Direction
Return all of the data exactly, with nothing left out but the pictures.

Source material
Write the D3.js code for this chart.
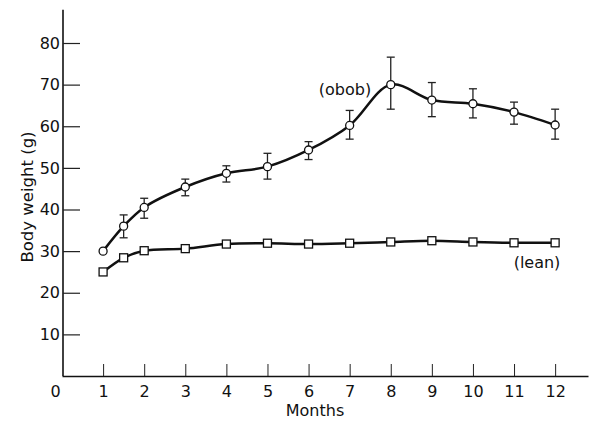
<!DOCTYPE html>
<html><head><meta charset="utf-8">
<script src="https://cdn.jsdelivr.net/npm/d3@7"></script>
<style>
html,body{margin:0;padding:0;background:#fff;}
svg text{font-family:"DejaVu Sans",sans-serif;fill:#111;}
</style></head>
<body>
<svg id="chart" width="592" height="422"></svg>
<script>
// ---- data ----
const months = [1, 1.5, 2, 3, 4, 5, 6, 7, 8, 9, 10, 11, 12];
const obob = [30, 36, 40.5, 45.4, 48.7, 50.3, 54.3, 60.2, 70, 66.3, 65.4, 63.4, 60.3];
const obobErrHigh = [null, 38.7, 42.7, 47.3, 50.5, 53.5, 56.3, 63.8, 76.6, 70.5, 69, 65.8, 64.1];
const obobErrLow = [null, 33.2, 37.9, 43.3, 46.6, 47.3, 52, 56.9, 64.1, 62.3, 62, 60.5, 56.9];
const lean = [25, 28.4, 30.1, 30.6, 31.7, 31.9, 31.7, 31.9, 32.2, 32.5, 32.2, 32, 32];
const xTicks = [0, 1, 2, 3, 4, 5, 6, 7, 8, 9, 10, 11, 12];
const yTicks = [10, 20, 30, 40, 50, 60, 70, 80];
const seriesLabels = ["(obob)", "(lean)"];
const xTitle = "Months";
const yTitle = "Body weight (g)";

const svg = d3.select("#chart");
const x = d3.scaleLinear().domain([0, 12.8]).range([62, 588]);
const y = d3.scaleLinear().domain([0, 88]).range([376, 9.7]);

// x axis
const xAxis = svg.append("g").attr("transform", `translate(0,${y(0)})`)
  .call(d3.axisBottom(x).tickValues(xTicks).tickSizeInner(-12).tickSizeOuter(0).tickFormat(d3.format("d")));
xAxis.select(".domain").attr("stroke", "#111").attr("stroke-width", 1.6);
xAxis.selectAll(".tick line").attr("stroke", "#222").attr("stroke-width", 1)
  .attr("display", d => d === 0 ? "none" : null);
xAxis.selectAll(".tick text").attr("y", 10).attr("dy", "0.71em").attr("font-size", 16)
  .attr("x", d => d === 0 ? -7 : 0);

// y axis
const yAxis = svg.append("g").attr("transform", `translate(${x(0) + 1},0)`)
  .call(d3.axisLeft(y).tickValues(yTicks).tickSizeInner(-17).tickSizeOuter(0).tickPadding(3));
yAxis.select(".domain").attr("stroke", "#111").attr("stroke-width", 1.6)
  .attr("d", `M0,${y(0)}V${y(88)}`);
yAxis.selectAll(".tick line").attr("stroke", "#222").attr("stroke-width", 1.2);
yAxis.selectAll(".tick text").attr("font-size", 16);

svg.selectAll(".domain").attr("fill", "none");
svg.selectAll(".tick text").attr("fill", "#111").attr("font-family", "DejaVu Sans");

// titles
svg.append("text").attr("x", 315).attr("y", 416).attr("text-anchor", "middle").attr("font-size", 16).text(xTitle);
svg.append("text").attr("transform", `translate(33,${y(43)}) rotate(-90)`).attr("text-anchor", "middle")
  .attr("font-size", 16.5).text(yTitle);

// lines
const line = d3.line().x((d, i) => x(months[i])).y(d => y(d)).curve(d3.curveCatmullRom.alpha(0.5));
svg.append("path").datum(obob).attr("d", line).attr("fill", "none").attr("stroke", "#111").attr("stroke-width", 2.5);
svg.append("path").datum(lean).attr("d", line).attr("fill", "none").attr("stroke", "#111").attr("stroke-width", 2.5);

// error bars
const eb = svg.append("g").attr("stroke", "#222").attr("stroke-width", 1.3);
months.forEach((m, i) => {
  if (obobErrHigh[i] == null) return;
  const cx = x(m);
  eb.append("line").attr("x1", cx).attr("x2", cx).attr("y1", y(obobErrHigh[i])).attr("y2", y(obobErrLow[i]));
  eb.append("line").attr("x1", cx - 4).attr("x2", cx + 4).attr("y1", y(obobErrHigh[i])).attr("y2", y(obobErrHigh[i]));
  eb.append("line").attr("x1", cx - 4).attr("x2", cx + 4).attr("y1", y(obobErrLow[i])).attr("y2", y(obobErrLow[i]));
});

// markers
svg.append("g").selectAll("circle").data(obob).join("circle")
  .attr("cx", (d, i) => x(months[i])).attr("cy", d => y(d)).attr("r", 4)
  .attr("fill", "#fff").attr("stroke", "#111").attr("stroke-width", 1.3);
svg.append("g").selectAll("rect").data(lean).join("rect")
  .attr("x", (d, i) => x(months[i]) - 4).attr("y", d => y(d) - 4).attr("width", 8).attr("height", 8)
  .attr("fill", "#fff").attr("stroke", "#111").attr("stroke-width", 1.3);

// series labels
svg.append("text").attr("x", 345).attr("y", 95).attr("text-anchor", "middle").attr("font-size", 16).text(seriesLabels[0]);
svg.append("text").attr("x", 537).attr("y", 268).attr("text-anchor", "middle").attr("font-size", 16).text(seriesLabels[1]);
</script>
</body></html>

Exercise output
Write the D3.js code for this chart.
<!DOCTYPE html>
<html><head><meta charset="utf-8">
<script src="https://cdn.jsdelivr.net/npm/d3@7"></script>
<style>
html,body{margin:0;padding:0;background:#fff;}
svg text{font-family:"DejaVu Sans",sans-serif;fill:#111;}
</style></head>
<body>
<svg id="chart" width="592" height="422"></svg>
<script>
// ---- data ----
const months = [1, 1.5, 2, 3, 4, 5, 6, 7, 8, 9, 10, 11, 12];
const obob = [30, 36, 40.5, 45.4, 48.7, 50.3, 54.3, 60.2, 70, 66.3, 65.4, 63.4, 60.3];
const obobErrHigh = [null, 38.7, 42.7, 47.3, 50.5, 53.5, 56.3, 63.8, 76.6, 70.5, 69, 65.8, 64.1];
const obobErrLow = [null, 33.2, 37.9, 43.3, 46.6, 47.3, 52, 56.9, 64.1, 62.3, 62, 60.5, 56.9];
const lean = [25, 28.4, 30.1, 30.6, 31.7, 31.9, 31.7, 31.9, 32.2, 32.5, 32.2, 32, 32];
const xTicks = [0, 1, 2, 3, 4, 5, 6, 7, 8, 9, 10, 11, 12];
const yTicks = [10, 20, 30, 40, 50, 60, 70, 80];
const seriesLabels = ["(obob)", "(lean)"];
const xTitle = "Months";
const yTitle = "Body weight (g)";

const svg = d3.select("#chart");
const x = d3.scaleLinear().domain([0, 12.8]).range([62, 588]);
const y = d3.scaleLinear().domain([0, 88]).range([376, 9.7]);

// x axis
const xAxis = svg.append("g").attr("transform", `translate(0,${y(0)})`)
  .call(d3.axisBottom(x).tickValues(xTicks).tickSizeInner(-12).tickSizeOuter(0).tickFormat(d3.format("d")));
xAxis.select(".domain").attr("stroke", "#111").attr("stroke-width", 1.6);
xAxis.selectAll(".tick line").attr("stroke", "#222").attr("stroke-width", 1)
  .attr("display", d => d === 0 ? "none" : null);
xAxis.selectAll(".tick text").attr("y", 10).attr("dy", "0.71em").attr("font-size", 16)
  .attr("x", d => d === 0 ? -7 : 0);

// y axis
const yAxis = svg.append("g").attr("transform", `translate(${x(0) + 1},0)`)
  .call(d3.axisLeft(y).tickValues(yTicks).tickSizeInner(-17).tickSizeOuter(0).tickPadding(3));
yAxis.select(".domain").attr("stroke", "#111").attr("stroke-width", 1.6)
  .attr("d", `M0,${y(0)}V${y(88)}`);
yAxis.selectAll(".tick line").attr("stroke", "#222").attr("stroke-width", 1.2);
yAxis.selectAll(".tick text").attr("font-size", 16);

svg.selectAll(".domain").attr("fill", "none");
svg.selectAll(".tick text").attr("fill", "#111").attr("font-family", "DejaVu Sans");

// titles
svg.append("text").attr("x", 315).attr("y", 416).attr("text-anchor", "middle").attr("font-size", 16).text(xTitle);
svg.append("text").attr("transform", `translate(33,${y(43)}) rotate(-90)`).attr("text-anchor", "middle")
  .attr("font-size", 16.5).text(yTitle);

// lines
const line = d3.line().x((d, i) => x(months[i])).y(d => y(d)).curve(d3.curveCatmullRom.alpha(0.5));
svg.append("path").datum(obob).attr("d", line).attr("fill", "none").attr("stroke", "#111").attr("stroke-width", 2.5);
svg.append("path").datum(lean).attr("d", line).attr("fill", "none").attr("stroke", "#111").attr("stroke-width", 2.5);

// error bars
const eb = svg.append("g").attr("stroke", "#222").attr("stroke-width", 1.3);
months.forEach((m, i) => {
  if (obobErrHigh[i] == null) return;
  const cx = x(m);
  eb.append("line").attr("x1", cx).attr("x2", cx).attr("y1", y(obobErrHigh[i])).attr("y2", y(obobErrLow[i]));
  eb.append("line").attr("x1", cx - 4).attr("x2", cx + 4).attr("y1", y(obobErrHigh[i])).attr("y2", y(obobErrHigh[i]));
  eb.append("line").attr("x1", cx - 4).attr("x2", cx + 4).attr("y1", y(obobErrLow[i])).attr("y2", y(obobErrLow[i]));
});

// markers
svg.append("g").selectAll("circle").data(obob).join("circle")
  .attr("cx", (d, i) => x(months[i])).attr("cy", d => y(d)).attr("r", 4)
  .attr("fill", "#fff").attr("stroke", "#111").attr("stroke-width", 1.3);
svg.append("g").selectAll("rect").data(lean).join("rect")
  .attr("x", (d, i) => x(months[i]) - 4).attr("y", d => y(d) - 4).attr("width", 8).attr("height", 8)
  .attr("fill", "#fff").attr("stroke", "#111").attr("stroke-width", 1.3);

// series labels
svg.append("text").attr("x", 345).attr("y", 95).attr("text-anchor", "middle").attr("font-size", 16).text(seriesLabels[0]);
svg.append("text").attr("x", 537).attr("y", 268).attr("text-anchor", "middle").attr("font-size", 16).text(seriesLabels[1]);
</script>
</body></html>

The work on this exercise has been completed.